===== Given data

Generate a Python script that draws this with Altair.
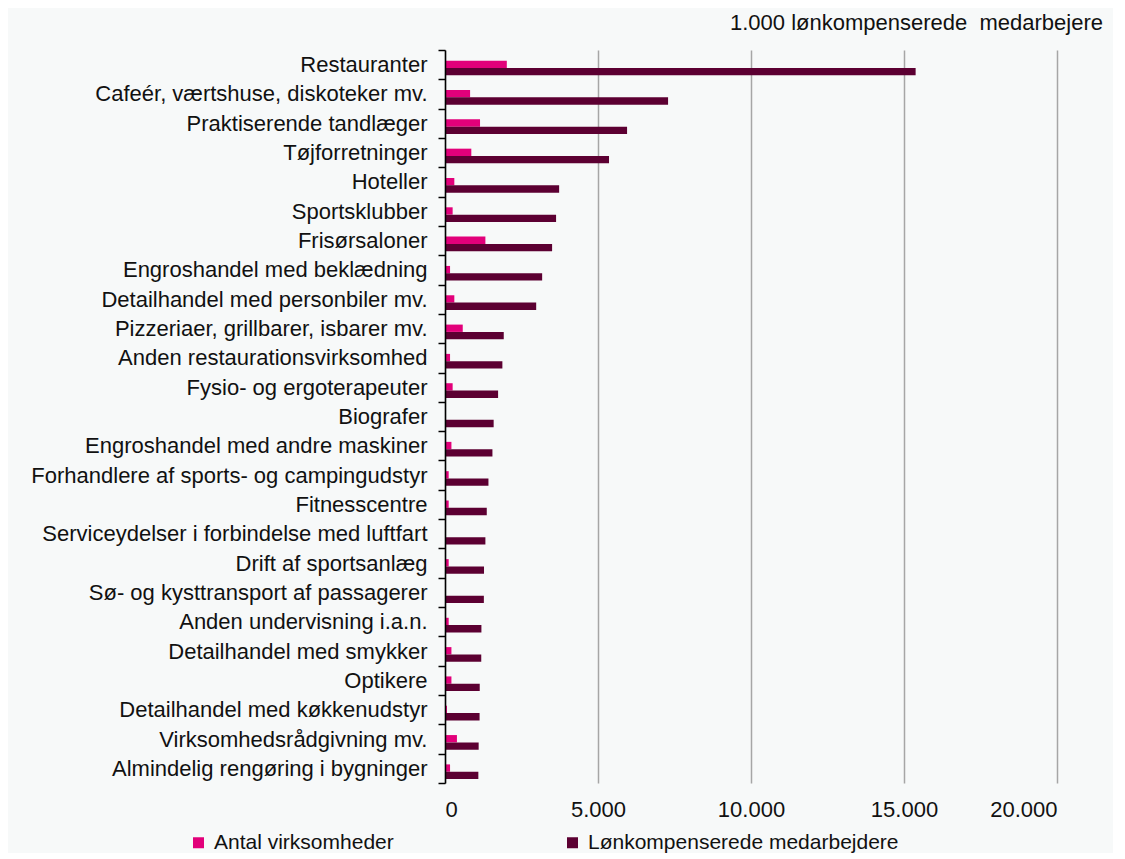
import altair as alt
import pandas as pd

categories = [
    "Restauranter",
    "Cafeér, værtshuse, diskoteker mv.",
    "Praktiserende tandlæger",
    "Tøjforretninger",
    "Hoteller",
    "Sportsklubber",
    "Frisørsaloner",
    "Engroshandel med beklædning",
    "Detailhandel med personbiler mv. ",
    "Pizzeriaer, grillbarer, isbarer mv.",
    "Anden restaurationsvirksomhed",
    "Fysio- og ergoterapeuter",
    "Biografer",
    "Engroshandel med andre maskiner",
    "Forhandlere af sports- og campingudstyr",
    "Fitnesscentre",
    "Serviceydelser i forbindelse med luftfart",
    "Drift af sportsanlæg",
    "Sø- og kysttransport af passagerer",
    "Anden undervisning i.a.n.",
    "Detailhandel med smykker",
    "Optikere",
    "Detailhandel med køkkenudstyr",
    "Virksomhedsrådgivning mv. ",
    "Almindelig rengøring i bygninger",
]
antal = [2020, 820, 1145, 860, 305, 250, 1320, 165, 305, 580, 165, 250, 15, 210,
         120, 120, 20, 120, 15, 120, 210, 210, 65, 390, 165]
medarbejdere = [15380, 7290, 5950, 5360, 3730, 3630, 3500, 3175, 2980, 1920, 1875,
                1735, 1590, 1550, 1420, 1365, 1320, 1275, 1270, 1190, 1185, 1135,
                1130, 1100, 1090]
series = ["Antal virksomheder", "Lønkompenserede medarbejdere"]
colors = ["#E2007A", "#5C0032"]
x_ticks = [0, 5000, 10000, 15000, 20000]

rows = []
for c, a, m in zip(categories, antal, medarbejdere):
    rows.append({"kategori": c, "serie": series[0], "vaerdi": a})
    rows.append({"kategori": c, "serie": series[1], "vaerdi": m})
df = pd.DataFrame(rows)

FONT = "Liberation Sans"
FS = 22

chart = alt.Chart(
    df,
    title=alt.TitleParams(
        text="1.000 lønkompenserede \u00a0medarbejere",
        anchor="end",
        fontSize=FS,
        fontWeight="normal",
        font=FONT,
        color="#111111",
        dx=46,
        offset=4,
    ),
).mark_bar().encode(
    y=alt.Y(
        "kategori:N",
        sort=categories,
        scale=alt.Scale(paddingInner=0, paddingOuter=0),
        axis=alt.Axis(
            title=None,
            tickBand="extent",
            labelFontSize=FS,
            labelFont=FONT,
            labelColor="#111111",
            labelPadding=11,
            labelLimit=600,
            tickSize=7,
            tickColor="#000000",
            tickWidth=1.5,
            domainColor="#000000",
            domainWidth=1.5,
            grid=False,
            zindex=2,
        ),
    ),
    x=alt.X(
        "vaerdi:Q",
        scale=alt.Scale(domain=[0, 20000], nice=False),
        axis=alt.Axis(
            title=None,
            values=x_ticks,
            labelExpr="replace(format(datum.value, ',d'), ',', '.')",
            labelFontSize=FS,
            labelFont=FONT,
            labelColor="#111111",
            labelPadding=16,
            ticks=False,
            domain=False,
            grid=True,
            gridColor="#A6A6A6",
            gridWidth=1.5,
        ),
    ),
    yOffset=alt.YOffset(
        "serie:N",
        sort=series,
        scale=alt.Scale(paddingInner=0, paddingOuter=1, align=0.73),
    ),
    color=alt.Color(
        "serie:N",
        sort=series,
        scale=alt.Scale(domain=series, range=colors),
        legend=alt.Legend(
            title=None,
            orient="none",
            legendX=-257,
            legendY=782,
            direction="horizontal",
            columns=2,
            columnPadding=168,
            symbolType="square",
            symbolSize=121,
            symbolStrokeWidth=0,
            labelFontSize=21,
            labelFont=FONT,
            labelColor="#111111",
            labelOffset=5,
            labelLimit=600,
            padding=0,
        ),
    ),
).properties(
    width=612,
    height=733,
    background="#F7F9F9",
    padding={"left": 22, "top": 4, "right": 10, "bottom": 0},
).configure_view(stroke=None)

chart.save("out.html", embed_options={"renderer": "svg", "actions": False})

==========

Repeat, word for word and with no pictures, only the lines running from the beginning of the data to the line that contains "import pandas as pd".

Generate a Python script that draws this with Altair.
import altair as alt
import pandas as pd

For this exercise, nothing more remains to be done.